Skip all pictures. Write out the data below from its first line through the line that contains "shares[highlightIndex] + '%';".

————————

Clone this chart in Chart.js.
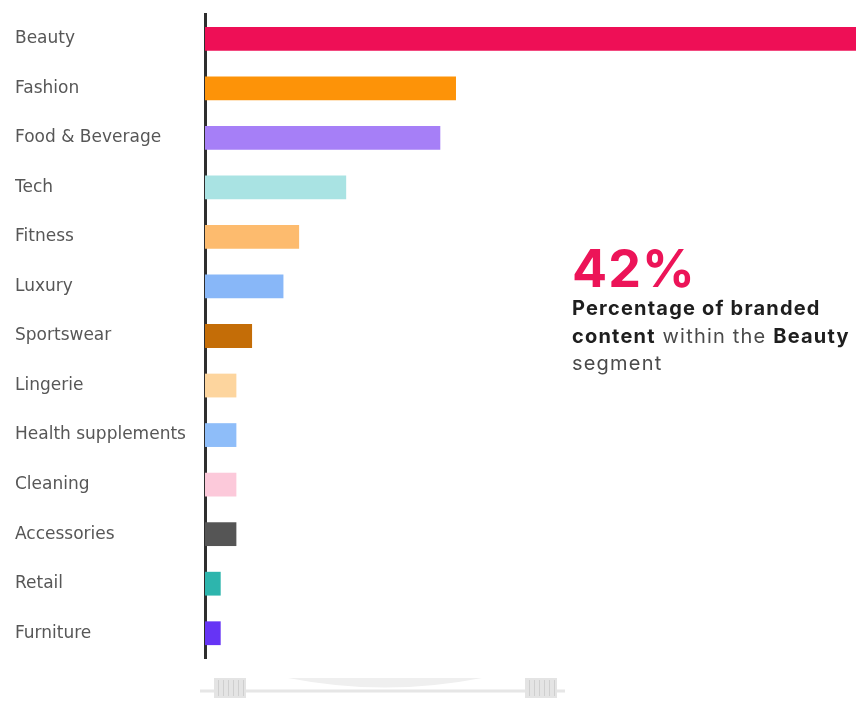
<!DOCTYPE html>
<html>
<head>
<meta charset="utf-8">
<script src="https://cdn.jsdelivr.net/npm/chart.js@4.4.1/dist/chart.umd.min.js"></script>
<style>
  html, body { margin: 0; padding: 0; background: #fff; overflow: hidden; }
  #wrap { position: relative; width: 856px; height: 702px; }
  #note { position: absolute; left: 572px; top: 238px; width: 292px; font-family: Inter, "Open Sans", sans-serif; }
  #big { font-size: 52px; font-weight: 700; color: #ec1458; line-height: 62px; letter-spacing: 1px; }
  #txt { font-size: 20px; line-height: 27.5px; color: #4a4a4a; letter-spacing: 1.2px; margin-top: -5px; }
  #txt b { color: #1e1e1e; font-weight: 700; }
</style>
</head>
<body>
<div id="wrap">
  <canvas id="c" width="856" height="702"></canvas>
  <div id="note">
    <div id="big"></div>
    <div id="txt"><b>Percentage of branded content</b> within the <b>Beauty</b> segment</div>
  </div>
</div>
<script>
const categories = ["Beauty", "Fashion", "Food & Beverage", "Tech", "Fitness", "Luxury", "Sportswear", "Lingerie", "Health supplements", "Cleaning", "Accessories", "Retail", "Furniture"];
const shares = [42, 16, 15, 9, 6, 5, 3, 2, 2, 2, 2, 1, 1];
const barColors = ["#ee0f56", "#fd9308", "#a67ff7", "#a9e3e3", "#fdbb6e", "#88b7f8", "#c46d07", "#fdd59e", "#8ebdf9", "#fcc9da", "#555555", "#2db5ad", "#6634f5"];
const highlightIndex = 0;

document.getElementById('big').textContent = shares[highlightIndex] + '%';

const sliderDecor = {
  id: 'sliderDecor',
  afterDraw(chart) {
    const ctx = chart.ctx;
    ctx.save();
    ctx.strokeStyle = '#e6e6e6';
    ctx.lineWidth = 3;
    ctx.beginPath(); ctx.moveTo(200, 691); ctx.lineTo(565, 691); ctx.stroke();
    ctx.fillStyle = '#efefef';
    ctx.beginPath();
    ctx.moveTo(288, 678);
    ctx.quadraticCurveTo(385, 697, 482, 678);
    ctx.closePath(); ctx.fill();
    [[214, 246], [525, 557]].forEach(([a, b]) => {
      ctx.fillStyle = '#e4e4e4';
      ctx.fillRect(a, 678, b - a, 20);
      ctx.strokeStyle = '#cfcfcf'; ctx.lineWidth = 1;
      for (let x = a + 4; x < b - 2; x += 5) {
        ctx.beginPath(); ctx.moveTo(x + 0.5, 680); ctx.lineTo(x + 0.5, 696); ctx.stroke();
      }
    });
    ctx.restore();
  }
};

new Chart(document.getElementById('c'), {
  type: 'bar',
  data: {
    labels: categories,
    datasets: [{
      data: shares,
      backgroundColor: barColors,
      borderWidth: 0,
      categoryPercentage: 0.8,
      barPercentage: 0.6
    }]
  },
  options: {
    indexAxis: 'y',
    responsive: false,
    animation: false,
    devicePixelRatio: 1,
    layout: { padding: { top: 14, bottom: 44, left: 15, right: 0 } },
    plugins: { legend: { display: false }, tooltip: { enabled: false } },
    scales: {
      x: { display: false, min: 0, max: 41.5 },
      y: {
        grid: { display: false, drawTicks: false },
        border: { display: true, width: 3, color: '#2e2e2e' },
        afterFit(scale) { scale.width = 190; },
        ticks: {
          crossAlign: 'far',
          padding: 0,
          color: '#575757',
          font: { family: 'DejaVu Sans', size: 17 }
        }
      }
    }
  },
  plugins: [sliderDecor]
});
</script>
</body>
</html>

————————

FINISHED EXERCISE:
Clone this chart in Chart.js.
<!DOCTYPE html>
<html>
<head>
<meta charset="utf-8">
<script src="https://cdn.jsdelivr.net/npm/chart.js@4.4.1/dist/chart.umd.min.js"></script>
<style>
  html, body { margin: 0; padding: 0; background: #fff; overflow: hidden; }
  #wrap { position: relative; width: 856px; height: 702px; }
  #note { position: absolute; left: 572px; top: 238px; width: 292px; font-family: Inter, "Open Sans", sans-serif; }
  #big { font-size: 52px; font-weight: 700; color: #ec1458; line-height: 62px; letter-spacing: 1px; }
  #txt { font-size: 20px; line-height: 27.5px; color: #4a4a4a; letter-spacing: 1.2px; margin-top: -5px; }
  #txt b { color: #1e1e1e; font-weight: 700; }
</style>
</head>
<body>
<div id="wrap">
  <canvas id="c" width="856" height="702"></canvas>
  <div id="note">
    <div id="big"></div>
    <div id="txt"><b>Percentage of branded content</b> within the <b>Beauty</b> segment</div>
  </div>
</div>
<script>
const categories = ["Beauty", "Fashion", "Food & Beverage", "Tech", "Fitness", "Luxury", "Sportswear", "Lingerie", "Health supplements", "Cleaning", "Accessories", "Retail", "Furniture"];
const shares = [42, 16, 15, 9, 6, 5, 3, 2, 2, 2, 2, 1, 1];
const barColors = ["#ee0f56", "#fd9308", "#a67ff7", "#a9e3e3", "#fdbb6e", "#88b7f8", "#c46d07", "#fdd59e", "#8ebdf9", "#fcc9da", "#555555", "#2db5ad", "#6634f5"];
const highlightIndex = 0;

document.getElementById('big').textContent = shares[highlightIndex] + '%';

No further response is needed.